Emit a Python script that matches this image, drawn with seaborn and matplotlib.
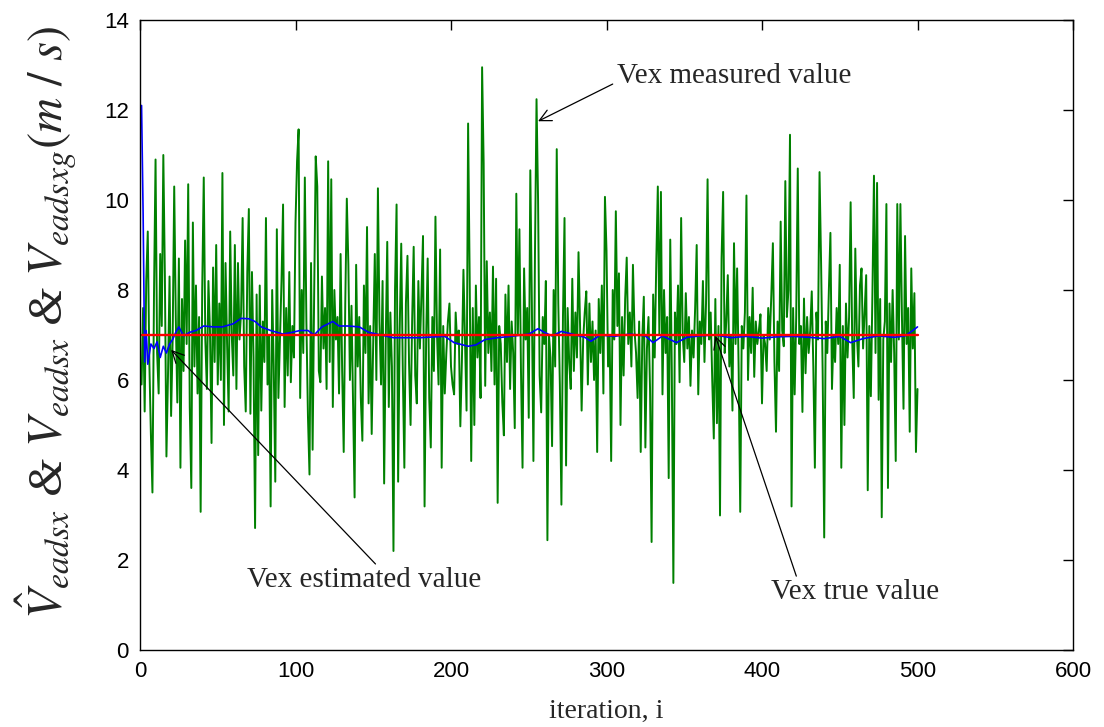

++++++

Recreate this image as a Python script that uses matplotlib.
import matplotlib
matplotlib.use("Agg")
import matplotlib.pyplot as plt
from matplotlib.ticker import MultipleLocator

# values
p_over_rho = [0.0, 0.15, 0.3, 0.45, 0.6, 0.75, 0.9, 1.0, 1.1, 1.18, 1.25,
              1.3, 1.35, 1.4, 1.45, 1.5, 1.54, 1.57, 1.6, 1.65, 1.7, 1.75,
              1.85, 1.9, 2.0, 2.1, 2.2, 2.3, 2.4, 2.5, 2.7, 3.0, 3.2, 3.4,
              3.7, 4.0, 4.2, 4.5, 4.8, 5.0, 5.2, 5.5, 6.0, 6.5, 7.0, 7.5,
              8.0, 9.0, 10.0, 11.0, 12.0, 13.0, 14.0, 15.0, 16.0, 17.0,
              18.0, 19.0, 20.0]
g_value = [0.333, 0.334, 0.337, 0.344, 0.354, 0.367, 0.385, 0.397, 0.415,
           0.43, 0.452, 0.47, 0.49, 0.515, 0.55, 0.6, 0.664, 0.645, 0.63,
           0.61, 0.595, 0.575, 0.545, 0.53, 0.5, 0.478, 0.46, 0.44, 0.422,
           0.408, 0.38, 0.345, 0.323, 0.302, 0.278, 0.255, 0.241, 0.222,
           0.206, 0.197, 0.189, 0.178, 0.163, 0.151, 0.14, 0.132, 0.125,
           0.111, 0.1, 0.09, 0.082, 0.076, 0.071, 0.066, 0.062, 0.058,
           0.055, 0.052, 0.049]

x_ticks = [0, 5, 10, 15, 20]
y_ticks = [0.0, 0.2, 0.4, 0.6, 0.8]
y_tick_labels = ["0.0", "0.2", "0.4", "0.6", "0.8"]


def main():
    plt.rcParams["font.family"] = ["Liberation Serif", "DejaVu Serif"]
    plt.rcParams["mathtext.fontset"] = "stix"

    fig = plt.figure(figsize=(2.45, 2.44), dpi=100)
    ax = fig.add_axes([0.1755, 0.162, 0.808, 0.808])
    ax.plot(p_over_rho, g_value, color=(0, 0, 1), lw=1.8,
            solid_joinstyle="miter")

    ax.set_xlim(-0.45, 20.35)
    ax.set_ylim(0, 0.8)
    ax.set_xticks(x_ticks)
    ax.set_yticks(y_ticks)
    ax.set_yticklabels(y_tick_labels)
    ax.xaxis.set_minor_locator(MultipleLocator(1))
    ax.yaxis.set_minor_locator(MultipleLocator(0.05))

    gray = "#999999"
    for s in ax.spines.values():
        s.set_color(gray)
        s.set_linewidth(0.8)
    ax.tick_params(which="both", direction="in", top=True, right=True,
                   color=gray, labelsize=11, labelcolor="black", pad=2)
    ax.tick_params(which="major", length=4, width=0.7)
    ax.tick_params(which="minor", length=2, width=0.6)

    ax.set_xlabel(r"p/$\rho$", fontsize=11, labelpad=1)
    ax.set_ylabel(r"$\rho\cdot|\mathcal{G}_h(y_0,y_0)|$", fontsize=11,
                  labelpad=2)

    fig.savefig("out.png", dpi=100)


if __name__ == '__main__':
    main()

++++++

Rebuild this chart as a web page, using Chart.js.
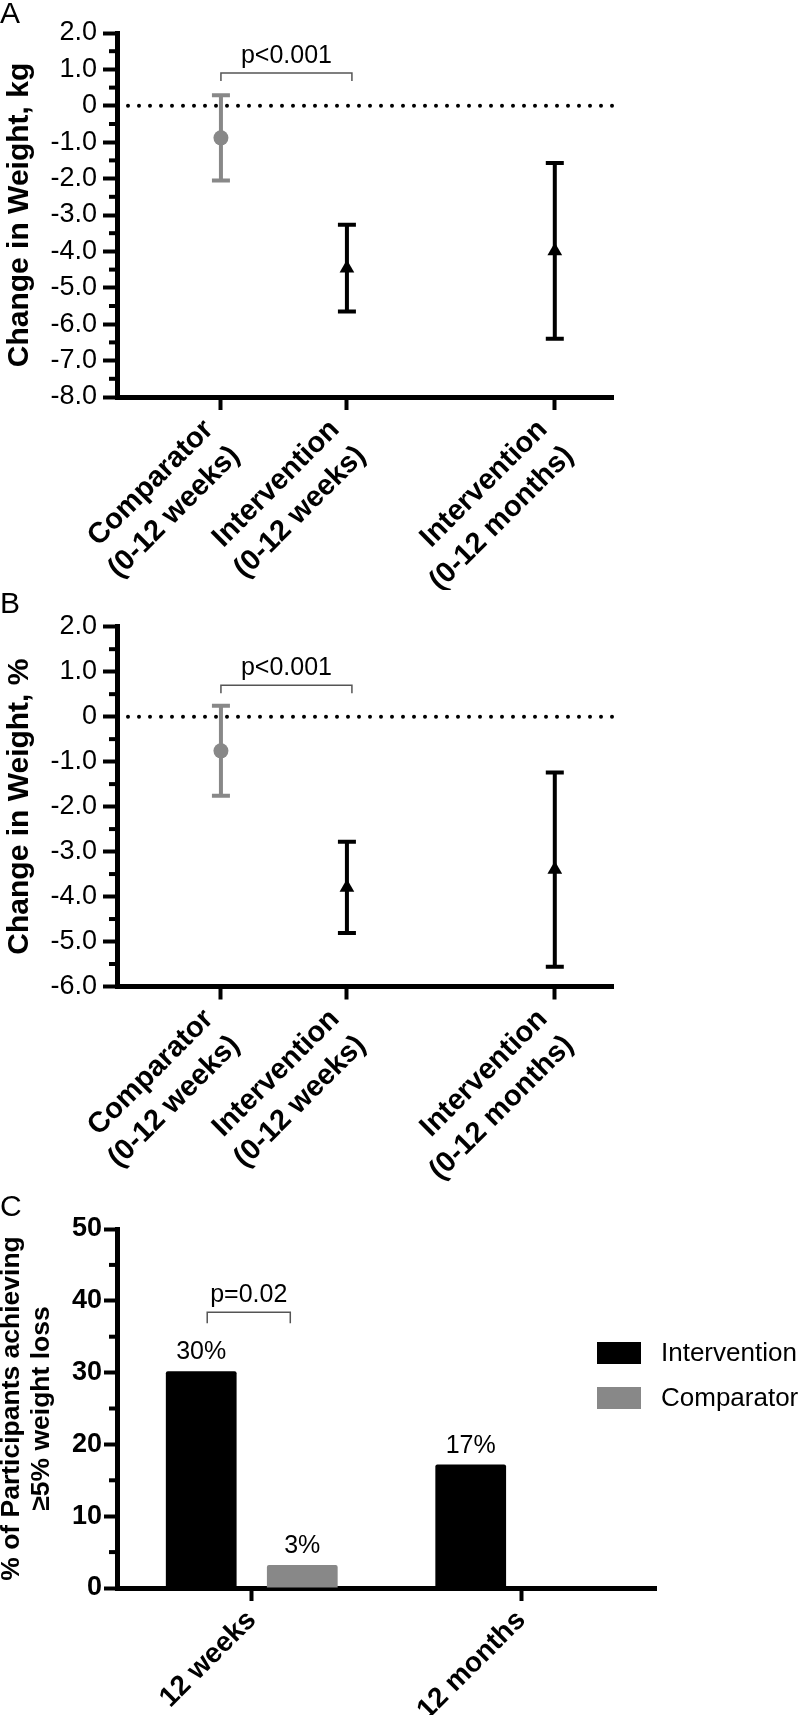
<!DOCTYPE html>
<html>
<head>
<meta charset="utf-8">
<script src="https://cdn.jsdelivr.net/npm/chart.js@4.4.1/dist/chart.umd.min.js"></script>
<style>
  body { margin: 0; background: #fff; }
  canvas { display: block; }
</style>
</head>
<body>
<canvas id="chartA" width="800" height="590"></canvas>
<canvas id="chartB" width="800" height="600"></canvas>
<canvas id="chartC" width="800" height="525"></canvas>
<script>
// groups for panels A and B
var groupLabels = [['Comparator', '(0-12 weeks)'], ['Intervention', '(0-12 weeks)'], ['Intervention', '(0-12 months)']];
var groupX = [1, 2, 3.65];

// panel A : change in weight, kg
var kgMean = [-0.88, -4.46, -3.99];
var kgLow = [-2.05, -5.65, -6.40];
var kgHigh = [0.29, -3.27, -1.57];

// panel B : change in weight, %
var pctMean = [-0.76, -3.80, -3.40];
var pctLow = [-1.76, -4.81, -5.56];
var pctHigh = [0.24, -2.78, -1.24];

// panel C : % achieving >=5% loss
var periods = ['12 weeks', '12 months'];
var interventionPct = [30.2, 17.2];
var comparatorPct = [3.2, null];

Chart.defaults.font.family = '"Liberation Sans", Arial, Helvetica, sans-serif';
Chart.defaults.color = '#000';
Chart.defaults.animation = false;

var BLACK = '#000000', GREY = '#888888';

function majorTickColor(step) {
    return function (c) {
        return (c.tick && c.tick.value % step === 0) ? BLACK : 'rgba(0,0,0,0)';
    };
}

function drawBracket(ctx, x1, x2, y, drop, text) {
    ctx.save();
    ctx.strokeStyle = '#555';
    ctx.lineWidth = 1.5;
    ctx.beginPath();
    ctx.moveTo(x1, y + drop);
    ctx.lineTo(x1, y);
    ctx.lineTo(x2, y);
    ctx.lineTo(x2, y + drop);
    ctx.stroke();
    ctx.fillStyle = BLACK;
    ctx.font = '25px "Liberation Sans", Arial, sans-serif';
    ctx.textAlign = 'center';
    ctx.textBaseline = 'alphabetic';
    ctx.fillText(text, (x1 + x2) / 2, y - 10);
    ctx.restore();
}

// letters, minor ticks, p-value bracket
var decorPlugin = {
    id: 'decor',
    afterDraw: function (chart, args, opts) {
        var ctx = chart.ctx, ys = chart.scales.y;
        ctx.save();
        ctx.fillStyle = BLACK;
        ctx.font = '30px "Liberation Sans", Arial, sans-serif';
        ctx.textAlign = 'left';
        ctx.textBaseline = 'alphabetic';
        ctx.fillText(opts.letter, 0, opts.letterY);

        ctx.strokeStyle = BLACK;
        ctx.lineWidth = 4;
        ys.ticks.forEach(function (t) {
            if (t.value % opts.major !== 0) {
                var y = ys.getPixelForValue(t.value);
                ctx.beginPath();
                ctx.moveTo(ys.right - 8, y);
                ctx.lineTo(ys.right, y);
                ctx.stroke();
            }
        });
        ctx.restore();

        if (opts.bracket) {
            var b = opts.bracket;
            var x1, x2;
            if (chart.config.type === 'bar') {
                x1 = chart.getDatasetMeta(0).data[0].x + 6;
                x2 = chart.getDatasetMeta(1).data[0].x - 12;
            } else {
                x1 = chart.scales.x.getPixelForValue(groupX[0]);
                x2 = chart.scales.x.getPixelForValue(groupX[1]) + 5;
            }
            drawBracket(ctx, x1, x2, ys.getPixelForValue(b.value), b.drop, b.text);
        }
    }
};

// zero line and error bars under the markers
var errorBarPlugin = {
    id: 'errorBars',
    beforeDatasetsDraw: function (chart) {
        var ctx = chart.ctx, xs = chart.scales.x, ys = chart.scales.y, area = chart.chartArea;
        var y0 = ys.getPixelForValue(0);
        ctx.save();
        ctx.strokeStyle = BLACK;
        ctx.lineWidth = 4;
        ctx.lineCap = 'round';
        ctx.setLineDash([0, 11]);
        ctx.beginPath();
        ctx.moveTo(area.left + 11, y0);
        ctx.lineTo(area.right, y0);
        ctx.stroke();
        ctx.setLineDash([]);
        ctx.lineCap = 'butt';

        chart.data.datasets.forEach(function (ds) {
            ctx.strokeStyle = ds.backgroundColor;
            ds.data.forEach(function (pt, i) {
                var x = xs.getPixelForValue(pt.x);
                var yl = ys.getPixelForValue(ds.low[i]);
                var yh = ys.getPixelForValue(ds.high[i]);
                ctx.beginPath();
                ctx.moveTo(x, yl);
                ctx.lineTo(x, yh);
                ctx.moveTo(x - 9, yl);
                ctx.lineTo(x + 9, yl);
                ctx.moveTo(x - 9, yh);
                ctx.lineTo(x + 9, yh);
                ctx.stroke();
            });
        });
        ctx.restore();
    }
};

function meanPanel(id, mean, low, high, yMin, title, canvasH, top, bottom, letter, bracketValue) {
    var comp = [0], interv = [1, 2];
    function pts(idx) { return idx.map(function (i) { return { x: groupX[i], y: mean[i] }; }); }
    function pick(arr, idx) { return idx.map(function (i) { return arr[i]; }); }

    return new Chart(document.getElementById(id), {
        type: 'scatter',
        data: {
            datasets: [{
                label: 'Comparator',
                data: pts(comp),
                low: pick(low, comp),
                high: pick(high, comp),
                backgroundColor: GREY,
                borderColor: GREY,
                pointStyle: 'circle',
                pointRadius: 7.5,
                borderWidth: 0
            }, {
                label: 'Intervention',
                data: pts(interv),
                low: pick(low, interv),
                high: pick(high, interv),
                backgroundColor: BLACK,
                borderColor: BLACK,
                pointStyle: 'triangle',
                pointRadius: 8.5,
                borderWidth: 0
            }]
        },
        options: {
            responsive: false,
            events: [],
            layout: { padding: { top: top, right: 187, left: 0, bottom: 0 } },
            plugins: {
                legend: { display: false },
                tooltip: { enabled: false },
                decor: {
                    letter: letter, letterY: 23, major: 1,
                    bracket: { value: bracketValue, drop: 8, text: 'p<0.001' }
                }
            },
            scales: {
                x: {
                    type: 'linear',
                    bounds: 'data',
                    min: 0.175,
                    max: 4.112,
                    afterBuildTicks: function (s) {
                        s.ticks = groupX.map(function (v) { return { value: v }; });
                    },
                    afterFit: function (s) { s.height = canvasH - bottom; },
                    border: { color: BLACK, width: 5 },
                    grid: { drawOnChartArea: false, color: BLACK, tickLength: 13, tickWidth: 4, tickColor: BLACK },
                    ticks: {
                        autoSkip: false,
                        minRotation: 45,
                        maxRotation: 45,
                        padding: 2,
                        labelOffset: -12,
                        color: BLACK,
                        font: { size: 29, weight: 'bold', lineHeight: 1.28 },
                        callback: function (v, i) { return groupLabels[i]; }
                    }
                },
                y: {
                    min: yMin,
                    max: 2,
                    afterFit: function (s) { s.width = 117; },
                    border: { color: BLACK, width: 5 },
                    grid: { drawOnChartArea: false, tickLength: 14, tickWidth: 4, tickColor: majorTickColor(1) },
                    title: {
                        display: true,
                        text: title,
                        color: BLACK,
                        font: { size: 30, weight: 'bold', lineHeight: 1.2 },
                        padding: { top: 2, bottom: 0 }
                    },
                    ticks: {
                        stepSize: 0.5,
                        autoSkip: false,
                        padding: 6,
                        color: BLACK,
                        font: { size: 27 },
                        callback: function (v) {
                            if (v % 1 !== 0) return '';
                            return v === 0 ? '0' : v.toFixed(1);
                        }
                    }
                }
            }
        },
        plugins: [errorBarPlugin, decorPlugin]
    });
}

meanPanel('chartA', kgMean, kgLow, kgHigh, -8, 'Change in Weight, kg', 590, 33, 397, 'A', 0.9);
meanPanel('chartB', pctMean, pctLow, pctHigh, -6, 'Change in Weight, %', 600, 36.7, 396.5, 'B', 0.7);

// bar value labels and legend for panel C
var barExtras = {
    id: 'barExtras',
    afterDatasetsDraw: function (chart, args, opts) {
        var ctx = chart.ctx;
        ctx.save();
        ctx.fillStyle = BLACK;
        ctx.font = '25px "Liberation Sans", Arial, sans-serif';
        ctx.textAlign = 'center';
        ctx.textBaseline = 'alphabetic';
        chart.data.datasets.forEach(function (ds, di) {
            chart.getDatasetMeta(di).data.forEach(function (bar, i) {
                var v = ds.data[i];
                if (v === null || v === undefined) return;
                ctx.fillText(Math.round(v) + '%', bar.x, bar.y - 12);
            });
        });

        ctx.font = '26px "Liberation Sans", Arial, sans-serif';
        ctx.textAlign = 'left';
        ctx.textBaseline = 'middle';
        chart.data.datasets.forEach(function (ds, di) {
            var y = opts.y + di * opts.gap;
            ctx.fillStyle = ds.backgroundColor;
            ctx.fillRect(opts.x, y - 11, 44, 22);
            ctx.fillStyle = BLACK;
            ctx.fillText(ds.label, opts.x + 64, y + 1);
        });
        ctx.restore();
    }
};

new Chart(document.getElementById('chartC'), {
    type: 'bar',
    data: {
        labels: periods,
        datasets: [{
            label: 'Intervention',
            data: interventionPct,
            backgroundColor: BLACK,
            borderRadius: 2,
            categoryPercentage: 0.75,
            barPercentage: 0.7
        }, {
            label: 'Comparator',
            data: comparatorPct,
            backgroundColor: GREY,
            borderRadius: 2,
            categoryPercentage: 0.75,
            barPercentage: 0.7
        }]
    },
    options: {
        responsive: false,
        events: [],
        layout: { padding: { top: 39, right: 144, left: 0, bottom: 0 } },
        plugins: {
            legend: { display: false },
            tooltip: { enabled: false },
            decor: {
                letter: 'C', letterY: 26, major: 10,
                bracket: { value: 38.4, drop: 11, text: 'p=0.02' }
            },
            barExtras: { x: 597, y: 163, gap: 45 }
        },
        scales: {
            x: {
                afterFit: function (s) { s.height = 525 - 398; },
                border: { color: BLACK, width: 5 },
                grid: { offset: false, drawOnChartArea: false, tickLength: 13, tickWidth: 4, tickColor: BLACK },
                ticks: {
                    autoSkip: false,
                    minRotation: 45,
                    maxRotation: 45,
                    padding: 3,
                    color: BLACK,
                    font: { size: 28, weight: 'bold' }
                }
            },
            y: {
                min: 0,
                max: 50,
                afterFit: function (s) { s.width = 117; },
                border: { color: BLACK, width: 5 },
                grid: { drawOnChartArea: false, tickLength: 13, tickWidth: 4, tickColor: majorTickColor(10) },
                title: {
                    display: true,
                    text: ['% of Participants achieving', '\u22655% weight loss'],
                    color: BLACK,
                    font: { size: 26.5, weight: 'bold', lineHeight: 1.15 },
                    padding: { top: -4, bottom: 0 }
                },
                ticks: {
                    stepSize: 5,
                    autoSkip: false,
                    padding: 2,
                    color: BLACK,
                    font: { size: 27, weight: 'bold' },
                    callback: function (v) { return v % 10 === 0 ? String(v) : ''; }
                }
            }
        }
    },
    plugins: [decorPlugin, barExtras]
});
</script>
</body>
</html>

++++++

● TASK REQUIREMENTS: Check every line of the data above for the string "Python", and copy those that have it.

● ANSWER TO THIS TASK:
Emit a Python script that matches this image, drawn with seaborn and matplotlib.
Recreate this image as a Python script that uses matplotlib.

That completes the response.